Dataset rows
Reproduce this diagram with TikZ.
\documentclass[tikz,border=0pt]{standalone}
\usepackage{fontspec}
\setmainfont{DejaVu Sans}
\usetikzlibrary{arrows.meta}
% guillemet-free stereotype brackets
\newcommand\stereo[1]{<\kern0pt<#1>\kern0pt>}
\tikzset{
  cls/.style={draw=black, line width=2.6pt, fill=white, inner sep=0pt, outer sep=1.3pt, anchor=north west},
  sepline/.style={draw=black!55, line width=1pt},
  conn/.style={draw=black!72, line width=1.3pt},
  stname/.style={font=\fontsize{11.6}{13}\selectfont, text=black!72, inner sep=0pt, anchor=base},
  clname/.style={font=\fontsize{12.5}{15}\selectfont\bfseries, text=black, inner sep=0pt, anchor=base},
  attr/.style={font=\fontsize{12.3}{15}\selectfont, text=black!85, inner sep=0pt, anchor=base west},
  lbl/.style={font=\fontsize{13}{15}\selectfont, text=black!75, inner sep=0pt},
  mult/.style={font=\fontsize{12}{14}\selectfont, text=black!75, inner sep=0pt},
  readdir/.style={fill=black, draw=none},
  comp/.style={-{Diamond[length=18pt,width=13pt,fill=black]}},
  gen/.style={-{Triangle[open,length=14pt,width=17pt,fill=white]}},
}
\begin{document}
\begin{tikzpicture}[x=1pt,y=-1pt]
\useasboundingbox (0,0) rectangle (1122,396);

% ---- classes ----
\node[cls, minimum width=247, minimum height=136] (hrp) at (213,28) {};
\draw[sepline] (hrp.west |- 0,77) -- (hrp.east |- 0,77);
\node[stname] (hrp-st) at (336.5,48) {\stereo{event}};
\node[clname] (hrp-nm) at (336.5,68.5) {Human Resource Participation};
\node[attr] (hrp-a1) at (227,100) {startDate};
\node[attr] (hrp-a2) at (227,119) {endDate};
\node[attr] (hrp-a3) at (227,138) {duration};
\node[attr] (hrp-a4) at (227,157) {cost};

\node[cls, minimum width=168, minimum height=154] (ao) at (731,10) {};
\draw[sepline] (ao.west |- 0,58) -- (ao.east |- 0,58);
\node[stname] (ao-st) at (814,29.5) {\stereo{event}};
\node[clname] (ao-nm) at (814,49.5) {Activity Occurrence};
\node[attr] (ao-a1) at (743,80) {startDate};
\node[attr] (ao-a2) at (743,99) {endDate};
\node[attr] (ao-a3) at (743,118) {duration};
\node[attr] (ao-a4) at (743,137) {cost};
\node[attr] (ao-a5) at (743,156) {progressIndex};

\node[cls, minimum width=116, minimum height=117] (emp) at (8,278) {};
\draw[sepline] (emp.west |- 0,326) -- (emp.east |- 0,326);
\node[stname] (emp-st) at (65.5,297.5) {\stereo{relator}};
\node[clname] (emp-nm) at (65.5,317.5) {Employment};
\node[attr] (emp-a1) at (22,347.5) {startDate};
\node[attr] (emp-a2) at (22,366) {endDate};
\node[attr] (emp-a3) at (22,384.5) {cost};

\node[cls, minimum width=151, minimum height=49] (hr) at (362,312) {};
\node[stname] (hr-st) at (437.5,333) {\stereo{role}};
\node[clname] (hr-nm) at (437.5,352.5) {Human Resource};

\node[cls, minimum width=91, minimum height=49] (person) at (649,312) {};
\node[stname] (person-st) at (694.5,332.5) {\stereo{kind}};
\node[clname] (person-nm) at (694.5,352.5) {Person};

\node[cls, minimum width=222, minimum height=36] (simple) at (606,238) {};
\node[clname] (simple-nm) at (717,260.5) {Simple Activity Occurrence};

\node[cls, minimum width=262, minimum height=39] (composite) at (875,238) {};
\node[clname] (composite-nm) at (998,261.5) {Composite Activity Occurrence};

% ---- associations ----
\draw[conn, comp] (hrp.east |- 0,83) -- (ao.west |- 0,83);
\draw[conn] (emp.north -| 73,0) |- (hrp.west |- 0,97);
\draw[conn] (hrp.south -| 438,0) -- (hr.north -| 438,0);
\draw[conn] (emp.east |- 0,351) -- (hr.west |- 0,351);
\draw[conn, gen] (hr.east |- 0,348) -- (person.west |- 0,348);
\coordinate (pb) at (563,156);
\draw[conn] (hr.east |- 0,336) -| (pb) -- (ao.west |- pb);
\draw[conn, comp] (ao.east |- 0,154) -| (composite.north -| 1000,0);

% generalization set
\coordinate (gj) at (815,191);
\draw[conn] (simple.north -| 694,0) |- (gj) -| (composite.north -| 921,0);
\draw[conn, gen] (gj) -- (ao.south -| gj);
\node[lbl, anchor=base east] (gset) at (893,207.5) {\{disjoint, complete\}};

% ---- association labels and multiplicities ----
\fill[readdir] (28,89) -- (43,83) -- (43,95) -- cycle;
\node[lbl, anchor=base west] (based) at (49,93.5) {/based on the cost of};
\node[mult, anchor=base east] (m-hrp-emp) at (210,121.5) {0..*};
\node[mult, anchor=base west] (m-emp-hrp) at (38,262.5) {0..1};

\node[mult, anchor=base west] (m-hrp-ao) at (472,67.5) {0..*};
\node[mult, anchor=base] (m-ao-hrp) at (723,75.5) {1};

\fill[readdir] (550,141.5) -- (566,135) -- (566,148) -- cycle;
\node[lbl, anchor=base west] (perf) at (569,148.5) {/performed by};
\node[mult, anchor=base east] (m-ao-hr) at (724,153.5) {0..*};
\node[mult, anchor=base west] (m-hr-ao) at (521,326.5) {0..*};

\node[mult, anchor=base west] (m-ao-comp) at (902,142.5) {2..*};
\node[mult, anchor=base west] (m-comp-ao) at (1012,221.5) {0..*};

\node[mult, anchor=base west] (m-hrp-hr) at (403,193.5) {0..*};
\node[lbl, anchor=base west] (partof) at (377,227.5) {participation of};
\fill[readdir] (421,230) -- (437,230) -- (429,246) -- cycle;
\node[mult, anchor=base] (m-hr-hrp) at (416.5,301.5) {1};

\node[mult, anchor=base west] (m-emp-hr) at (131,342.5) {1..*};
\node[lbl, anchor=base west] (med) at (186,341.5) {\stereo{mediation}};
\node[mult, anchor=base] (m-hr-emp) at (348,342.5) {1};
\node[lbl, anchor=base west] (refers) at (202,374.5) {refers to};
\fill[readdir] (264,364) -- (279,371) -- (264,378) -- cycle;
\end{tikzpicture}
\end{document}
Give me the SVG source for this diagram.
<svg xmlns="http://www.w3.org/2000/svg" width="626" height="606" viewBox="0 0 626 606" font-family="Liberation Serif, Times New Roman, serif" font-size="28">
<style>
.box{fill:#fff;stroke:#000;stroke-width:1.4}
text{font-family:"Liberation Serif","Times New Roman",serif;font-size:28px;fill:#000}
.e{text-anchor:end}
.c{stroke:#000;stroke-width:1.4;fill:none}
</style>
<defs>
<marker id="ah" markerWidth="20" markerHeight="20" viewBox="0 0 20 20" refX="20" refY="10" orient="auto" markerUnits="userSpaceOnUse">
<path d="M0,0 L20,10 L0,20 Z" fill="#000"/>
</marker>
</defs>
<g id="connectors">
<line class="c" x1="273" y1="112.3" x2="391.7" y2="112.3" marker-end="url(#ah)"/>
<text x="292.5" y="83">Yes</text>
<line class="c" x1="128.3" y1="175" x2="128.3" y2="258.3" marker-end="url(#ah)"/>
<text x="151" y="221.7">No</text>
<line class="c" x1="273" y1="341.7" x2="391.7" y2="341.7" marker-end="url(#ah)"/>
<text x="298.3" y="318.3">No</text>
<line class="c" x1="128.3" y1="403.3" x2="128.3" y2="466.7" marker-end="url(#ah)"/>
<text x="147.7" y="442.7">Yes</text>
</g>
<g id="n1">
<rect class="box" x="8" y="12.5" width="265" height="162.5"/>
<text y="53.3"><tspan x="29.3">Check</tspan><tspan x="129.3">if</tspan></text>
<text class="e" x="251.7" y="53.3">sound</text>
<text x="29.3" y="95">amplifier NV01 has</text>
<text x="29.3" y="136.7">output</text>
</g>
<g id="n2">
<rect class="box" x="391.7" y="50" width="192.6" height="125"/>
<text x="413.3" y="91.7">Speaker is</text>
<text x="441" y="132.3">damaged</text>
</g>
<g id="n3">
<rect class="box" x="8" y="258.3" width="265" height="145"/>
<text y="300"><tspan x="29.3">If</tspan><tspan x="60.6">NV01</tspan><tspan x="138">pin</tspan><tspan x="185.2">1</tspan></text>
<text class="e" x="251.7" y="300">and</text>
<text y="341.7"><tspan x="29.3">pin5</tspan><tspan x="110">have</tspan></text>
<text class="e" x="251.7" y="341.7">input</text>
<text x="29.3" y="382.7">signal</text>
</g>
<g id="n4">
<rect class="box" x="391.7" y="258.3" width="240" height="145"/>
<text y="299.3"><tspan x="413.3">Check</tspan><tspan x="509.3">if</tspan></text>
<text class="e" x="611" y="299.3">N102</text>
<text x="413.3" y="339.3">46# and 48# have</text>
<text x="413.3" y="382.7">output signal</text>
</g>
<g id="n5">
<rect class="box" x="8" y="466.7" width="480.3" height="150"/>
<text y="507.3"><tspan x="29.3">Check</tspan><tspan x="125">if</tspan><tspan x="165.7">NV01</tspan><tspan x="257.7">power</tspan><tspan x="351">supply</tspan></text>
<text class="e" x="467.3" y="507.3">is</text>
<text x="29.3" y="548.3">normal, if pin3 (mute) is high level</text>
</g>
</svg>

• [TASK GOAL] Copy out every line from the data above that has "this" in it.

• [WORKED ANSWER]
Reproduce this diagram with TikZ.
Give me the SVG source for this diagram.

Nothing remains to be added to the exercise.